In fact, this unboundedness is a core part of what makes these models of computation so expressive. In the Gödel's incompleteness theorem analogy, you can say "there is an integer such that ..." or "there is no integer such that ...". In the Turing machine model, you can write programs that search for counterexamples to mathematical claims. Because these programs are written to try every integer, you can only tell if they eventually halt by yourself resolving the mathematical claim.
For example, we can write a program that tests the Goldbach conjecture or the 3n+1 conjecture by brute force. Determining if these programs' search through all integers will halt or not is equivalent to resolving the status of these conjectures!
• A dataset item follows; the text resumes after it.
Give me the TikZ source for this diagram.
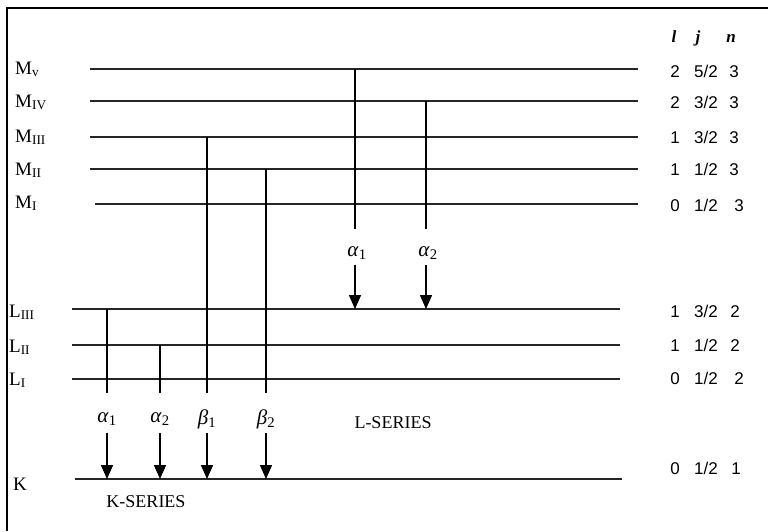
\documentclass[tikz,border=0pt]{standalone}
\usepackage{fontspec}
\setmainfont{Liberation Serif}
\newfontfamily\numfont{Liberation Sans}
\usetikzlibrary{arrows.meta}
\begin{document}
\begin{tikzpicture}[x=1pt,y=-1pt,
  level/.style={line width=2pt, draw=black!85},
  trans/.style={line width=1.5pt},
  emit/.style={line width=1.5pt, -{Triangle[width=12pt,length=14pt]}},
  lvl/.style={font=\fontsize{19}{19}\selectfont, anchor=base west, inner sep=0pt},
  qn/.style={font=\numfont\fontsize{17}{17}\selectfont, anchor=base, inner sep=0pt},
  qhead/.style={font=\bfseries\itshape\fontsize{17}{17}\selectfont, anchor=base, inner sep=0pt},
  greek/.style={font=\fontsize{21}{21}\selectfont, inner sep=0pt},
  series/.style={font=\fontsize{18}{18}\selectfont, inner sep=0pt},
  frame/.style={line width=1.4pt}]
\useasboundingbox (0,0) rectangle (768,531);

% frame (left and top edges)
\coordinate (fb) at (7,531);
\coordinate (fc) at (7,8);
\coordinate (fr) at (768,8);
\draw[frame] (fb) -- (fc) -- (fr);

% energy levels
\foreach \nm/\y/\xa/\xb in {M5/69/90/638, M4/101/90/638, M3/137/90/638, M2/169/90/638, M1/204/95/638,
                            L3/309/72/620, L2/345/72/620, L1/379/72/620, K/479/75/622}{
  \coordinate (\nm w) at (\xa,\y);
  \coordinate (\nm e) at (\xb,\y);
  \draw[level] (\nm w) -- (\nm e);
}

% level names
\node[lvl] (nM5) at (15,74) {M\textsubscript{v}};
\node[lvl] (nM4) at (15,107) {M\textsubscript{IV}};
\node[lvl] (nM3) at (15,142) {M\textsubscript{III}};
\node[lvl] (nM2) at (15,175) {M\textsubscript{II}};
\node[lvl] (nM1) at (15,208) {M\textsubscript{I}};
\node[lvl] (nL3) at (9,317) {L\textsubscript{III}};
\node[lvl] (nL2) at (9,352) {L\textsubscript{II}};
\node[lvl] (nL1) at (9,385) {L\textsubscript{I}};
\node[lvl] (nK) at (13,490) {K};

% quantum numbers l, j, n
\node[qhead] (hl) at (674,42) {l};
\node[qhead] (hj) at (698,42) {j};
\node[qhead] (hn) at (731,42) {n};
\foreach \nm/\y/\l/\j/\n/\xn in {q1/77/2/5\slash2/3/734, q2/108/2/3\slash2/3/734, q3/143/1/3\slash2/3/734,
                                 q4/175/1/1\slash2/3/734, q5/211/0/1\slash2/3/739,
                                 q6/317/1/3\slash2/2/735, q7/351/1/1\slash2/2/735, q8/384/0/1\slash2/2/739,
                                 q9/474/0/1\slash2/1/736}{
  \node[qn] (\nm l) at (675,\y) {\l};
  \node[qn] (\nm j) at (706,\y) {\j};
  \node[qn] (\nm n) at (\xn,\y) {\n};
}

% K-series transitions
\foreach \nm/\x/\ytop/\lab/\sub in {ka1/107/309/α/1, ka2/160/345/α/2, kb1/207/137/β/1, kb2/266/169/β/2}{
  \coordinate (\nm top) at (\x,\ytop);
  \coordinate (\nm mid) at (\x,393);
  \node[greek] (\nm lab) at (\x,419) {\textit{\lab}\textsubscript{\sub}};
  \coordinate (\nm from) at (\x,433);
  \coordinate (\nm to) at (\x,479);
  \draw[trans] (\nm top) -- (\nm mid);
  \draw[emit] (\nm from) -- (\nm to);
}

% L-series transitions
\foreach \nm/\x/\ytop/\sub in {la1/355/69/1, la2/426/101/2}{
  \coordinate (\nm top) at (\x,\ytop);
  \coordinate (\nm mid) at (\x,229);
  \node[greek] (\nm lab) at (\x+2,253) {\textit{α}\textsubscript{\sub}};
  \coordinate (\nm from) at (\x,265);
  \coordinate (\nm to) at (\x,309);
  \draw[trans] (\nm top) -- (\nm mid);
  \draw[emit] (\nm from) -- (\nm to);
}

% series names
\node[series] (lser) at (393,423) {L-SERIES};
\node[series] (kser) at (146,502) {K-SERIES};
\end{tikzpicture}
\end{document}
Here's an example of a Python program whose halting behavior -- if run on a hypothetical Python interpreter with infinite RAM and the ability to make use of it -- is currently unknown. It looks for counterexamples to the 3n+1 conjecture, and it tries every integer to see if it's a counterexample.
start = i = 1
visited = []
while True:
if i in visited:
if 1 not in visited:
break
else:
print(start, visited)
visited = []
start += 1
i = start
continue
visited.append(i)
if i % 2:
i = 3*i + 1
else:
i //= 2
On an actual computer's Python interpreter, I believe this will eventually halt with a MemoryError exception (although I'm not at all sure that you can actually run it long enough to hit that, as it will probably take many years!), failing to resolve the mathematical question. That potential for the MemoryError is why it matters whether your model has infinite memory or not!
(You can make a considerably more memory-efficient version of this which should be able to search much further before hitting a MemoryError, but I don't expect it changes the ultimate fate of the program when run on a real physical computer.)